Pressure is mounting on the West Australian government to ditch its contentious Perth Freight Link project, which would be the state's first toll road and cut through wetlands.
State environment approval was granted last week for a key component of the $1.6 billion project, the Roe Highway extension or “Roe 8”, which will cut a swathe through a habitat for Carnaby’s black cockatoos and connect the highway to Fremantle Port.
Transport Minister Dean Nalder came under fire after residents in Palmyra were warned their homes could be resumed to make way for the road, but he said that could be averted if a tunnel was dug.
A group of Hamilton Hill residents protested against the tunnel alternative on Sunday, concerned about the structural integrity of the houses above and fume ventilation.

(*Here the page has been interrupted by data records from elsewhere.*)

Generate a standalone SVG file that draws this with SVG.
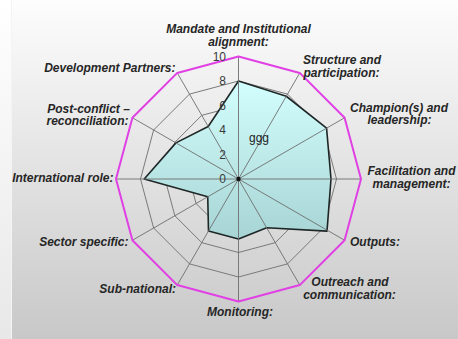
<svg xmlns="http://www.w3.org/2000/svg" width="458" height="339" viewBox="0 0 458 339">
  <defs>
    <linearGradient id="bg" x1="0" y1="0" x2="0" y2="1">
      <stop offset="0" stop-color="#fdfdfd"/>
      <stop offset="1" stop-color="#c8c8c8"/>
    </linearGradient>
    <linearGradient id="strip" x1="0" y1="0" x2="0" y2="1">
      <stop offset="0" stop-color="#ffffff"/>
      <stop offset="1" stop-color="#e8e8e8"/>
    </linearGradient>
    <linearGradient id="fill" gradientUnits="userSpaceOnUse" x1="0" y1="-100" x2="0" y2="62">
      <stop offset="0" stop-color="#d4ffff"/>
      <stop offset="1" stop-color="#a6d3d3"/>
    </linearGradient>
  </defs>
  <style>
    .ring { fill: none; stroke: #7a7a7a; stroke-width: 1; }
    .outer { fill: none; stroke: #e040e4; stroke-width: 2; stroke-linejoin: round; }
    .spoke { stroke: #6e6e6e; stroke-width: 0.9; }
    .series { fill: url(#fill); stroke: #1e2626; stroke-width: 1.6; stroke-linejoin: round; }
    .num { font-family: "Liberation Sans", Arial, sans-serif; font-size: 12px; fill: #3a3a3a; text-anchor: end; }
    .lbl { font-family: "Liberation Sans", Arial, sans-serif; font-size: 12px; font-weight: bold; font-style: italic; fill: #262626; }
    .c { text-anchor: middle; }
    .e { text-anchor: end; }
  </style>

  <g id="background">
    <rect x="0" y="0" width="458" height="339" fill="url(#strip)"/>
    <rect x="11" y="0" width="447" height="339" fill="url(#bg)"/>
    <line x1="11.5" y1="0" x2="11.5" y2="339" stroke="#f4f4f4" stroke-width="1"/>
  </g>

  <g id="chart" transform="translate(238.5,179)">
    <g id="grid">
      <polygon class="ring" points="0,-24.5 12.25,-21.22 21.22,-12.25 24.5,0 21.22,12.25 12.25,21.22 0,24.5 -12.25,21.22 -21.22,12.25 -24.5,0 -21.22,-12.25 -12.25,-21.22"/>
      <polygon class="ring" points="0,-49 24.5,-42.44 42.44,-24.5 49,0 42.44,24.5 24.5,42.44 0,49 -24.5,42.44 -42.44,24.5 -49,0 -42.44,-24.5 -24.5,-42.44"/>
      <polygon class="ring" points="0,-73.5 36.75,-63.65 63.65,-36.75 73.5,0 63.65,36.75 36.75,63.65 0,73.5 -36.75,63.65 -63.65,36.75 -73.5,0 -63.65,-36.75 -36.75,-63.65"/>
      <polygon class="ring" points="0,-98 49,-84.87 84.87,-49 98,0 84.87,49 49,84.87 0,98 -49,84.87 -84.87,49 -98,0 -84.87,-49 -49,-84.87"/>
    </g>
    <g id="series-ggg">
      <polygon class="series" points="0,-98 47.78,-82.75 88.07,-50.85 92.5,0 88.5,52.1 28.18,48.8 0,60 -30,51.96 -30.76,17.76 -94.3,0 -62.6,-36.1 -30.3,-52.5"/>
    </g>
    <g id="connectors">
      <line class="spoke" x1="0" y1="0" x2="0" y2="-122.5"/>
      <line class="spoke" x1="0" y1="0" x2="61.25" y2="-106.09"/>
      <line class="spoke" x1="0" y1="0" x2="106.09" y2="-61.25"/>
      <line class="spoke" x1="0" y1="0" x2="122.5" y2="0"/>
      <line class="spoke" x1="0" y1="0" x2="106.09" y2="61.25"/>
      <line class="spoke" x1="0" y1="0" x2="61.25" y2="106.09"/>
      <line class="spoke" x1="0" y1="0" x2="0" y2="122.5"/>
      <line class="spoke" x1="0" y1="0" x2="-61.25" y2="106.09"/>
      <line class="spoke" x1="0" y1="0" x2="-106.09" y2="61.25"/>
      <line class="spoke" x1="0" y1="0" x2="-122.5" y2="0"/>
      <line class="spoke" x1="0" y1="0" x2="-106.09" y2="-61.25"/>
      <line class="spoke" x1="0" y1="0" x2="-61.25" y2="-106.09"/>
    </g>
    <polygon class="outer" points="0,-122.5 61.25,-106.09 106.09,-61.25 122.5,0 106.09,61.25 61.25,106.09 0,122.5 -61.25,106.09 -106.09,61.25 -122.5,0 -106.09,-61.25 -61.25,-106.09"/>
    <circle cx="0" cy="0" r="2.2" fill="#111"/>
  </g>

  <g id="scale">
    <text class="num" x="226" y="183">0</text>
    <text class="num" x="226" y="158.5">2</text>
    <text class="num" x="226" y="134">4</text>
    <text class="num" x="226" y="109.5">6</text>
    <text class="num" x="226" y="85">8</text>
    <text class="num" x="226" y="60.5">10</text>
  </g>

  <g id="series-name">
    <text x="249" y="142" font-family="Liberation Sans, Arial, sans-serif" font-size="12" fill="#222">ggg</text>
  </g>

  <g id="axis-mandate"><text class="lbl c" x="238.5" y="32.5">Mandate and Institutional</text><text class="lbl c" x="238.5" y="45.5">alignment:</text></g>
  <g id="axis-structure"><text class="lbl c" x="342" y="64">Structure and</text><text class="lbl c" x="341.5" y="77">participation:</text></g>
  <g id="axis-champion"><text class="lbl c" x="399" y="111.5">Champion(s) and</text><text class="lbl c" x="399.5" y="124">leadership:</text></g>
  <g id="axis-facilitation"><text class="lbl c" x="411.5" y="174.5">Facilitation and</text><text class="lbl c" x="411.5" y="188">management:</text></g>
  <g id="axis-outputs"><text class="lbl" x="350" y="245.5">Outputs:</text></g>
  <g id="axis-outreach"><text class="lbl c" x="350" y="286">Outreach and</text><text class="lbl c" x="349.5" y="299">communication:</text></g>
  <g id="axis-monitoring"><text class="lbl c" x="240" y="316">Monitoring:</text></g>
  <g id="axis-subnational"><text class="lbl e" x="176" y="292.5">Sub-national:</text></g>
  <g id="axis-sector"><text class="lbl e" x="128.5" y="245.5">Sector specific:</text></g>
  <g id="axis-international"><text class="lbl e" x="113.5" y="181.5">International role:</text></g>
  <g id="axis-postconflict"><text class="lbl c" x="88.5" y="112.5">Post-conflict –</text><text class="lbl c" x="87.5" y="125">reconciliation:</text></g>
  <g id="axis-development"><text class="lbl e" x="175.5" y="71.5">Development Partners:</text></g>
</svg>
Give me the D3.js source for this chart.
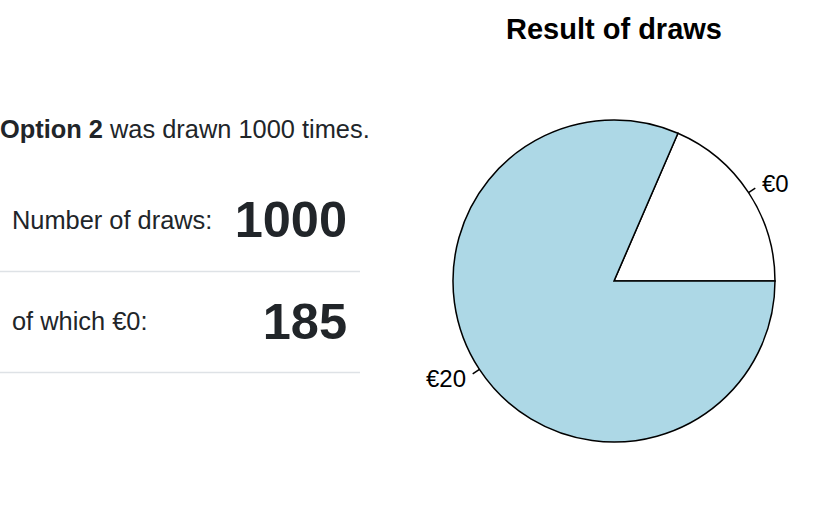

And on Monday, Greens senator Scott Ludlam said 22 community groups were united in stopping the project, which could be “a career-ending move” for Premier Colin Barnett.
The “deeply unpopular” East West Link freeway project led to a change of Victoria’s government, Senator Ludlam said.
“Premier Barnett needs to rethink the link,” he told reporters.
“That’s the voice that’s coming from the community loud and clear.”
Mr Barnett clouded the controversy at the weekend by saying the project should be done in two parts, “whatever the future of the port may be”.
Member for Perth Alannah MacTiernan pounced on the comments.
“Procurement 101 says that the key to containing costs and delays is having the project properly scoped at the outset,” she said.
“Without any idea of the design of the interchange … the contract will have to build in huge uncertainty on price.”